Kopi TIMES

Praktik Pancasila Zaman Now

Jumat, 15 Oktober 2021 - 14:35
Praktik Pancasila Zaman Now Bery Manurung, Penulis buku Daya Ungkit Bonus Demografi dan pemerhati isu sosial.

TIMES JAKARTA, JAKARTA – Pernahkan anda mencoba bertanya kepada generasi yang terlahir sekitar tahun 2000-an atau sering di sebut dengan generasi Z tentang apa sebenarnya Pancasila?

Kalau anda ingin sedikit lebih dalam menggali pikiran dan imajinasi mereka, mungkin coba bertanya, praktik Pancasila itu seperti apa. Pertanyaan ini pernah saya ajukan kepada siswa sekolah menengah dan mahasiswa baru. Dari sekitar 10 orang yang saya tanyai, generasi internet tersebut, tidak satupun tahu apa itu sesungguhnya Pancasila. Sebenarnya tidak masalah juga, karena toh praktik lebih krusial daripada definisi.

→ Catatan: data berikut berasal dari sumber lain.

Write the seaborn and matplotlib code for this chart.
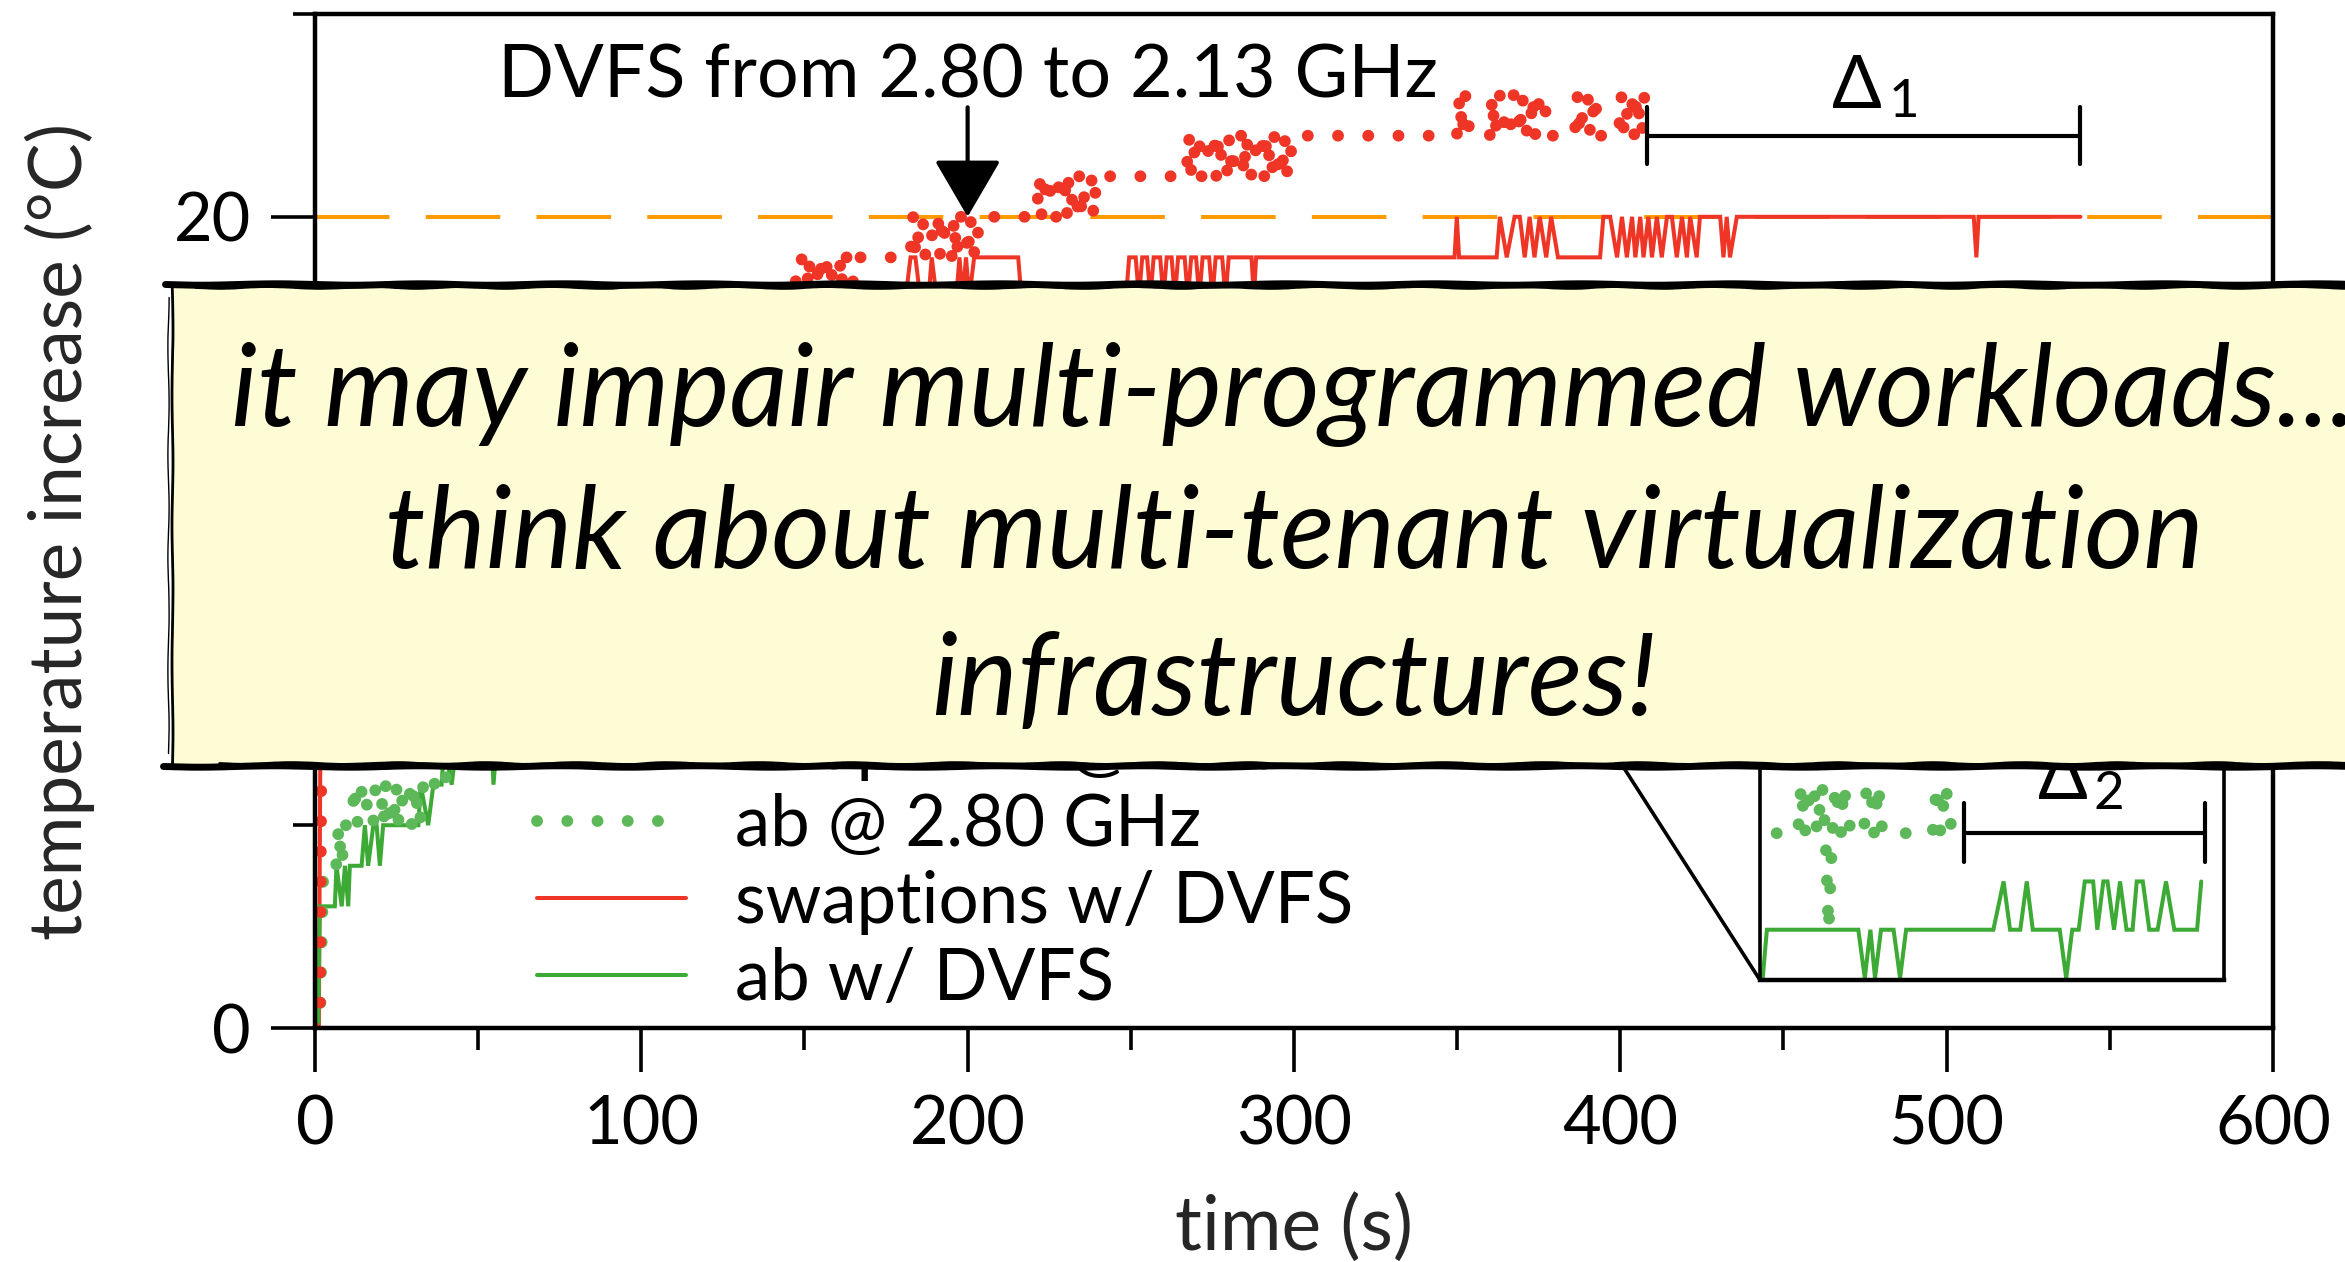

Namun, bagaimana jika ternyata kedua hal tersebut justru abai di pahami apalagi di laksanakan ? Inilah tampaknya akan menjadi bahaya tsunami gagal paham di masa depan, saat gaung 100 tahun Indonesia di proklamirkan sebagai penanda kemerdekaan hebat bangsa kita tahun 2045, namun nihil persatuan & progresivitas bangsa dalam mewujudkannya. Terserak dengan provokasi narasi dan isu pergeseraan ideologi.

Pertanyaannya sekarang, jika ratusan juta generasi Z tersebut gagal paham, bagaimana nasib peradaban bangsa kita di masa depan? Seberapa besar distribusi keadilan tercipta dan seberapa besar pendidikan & teknologi mendorong kemajuan bangsa ?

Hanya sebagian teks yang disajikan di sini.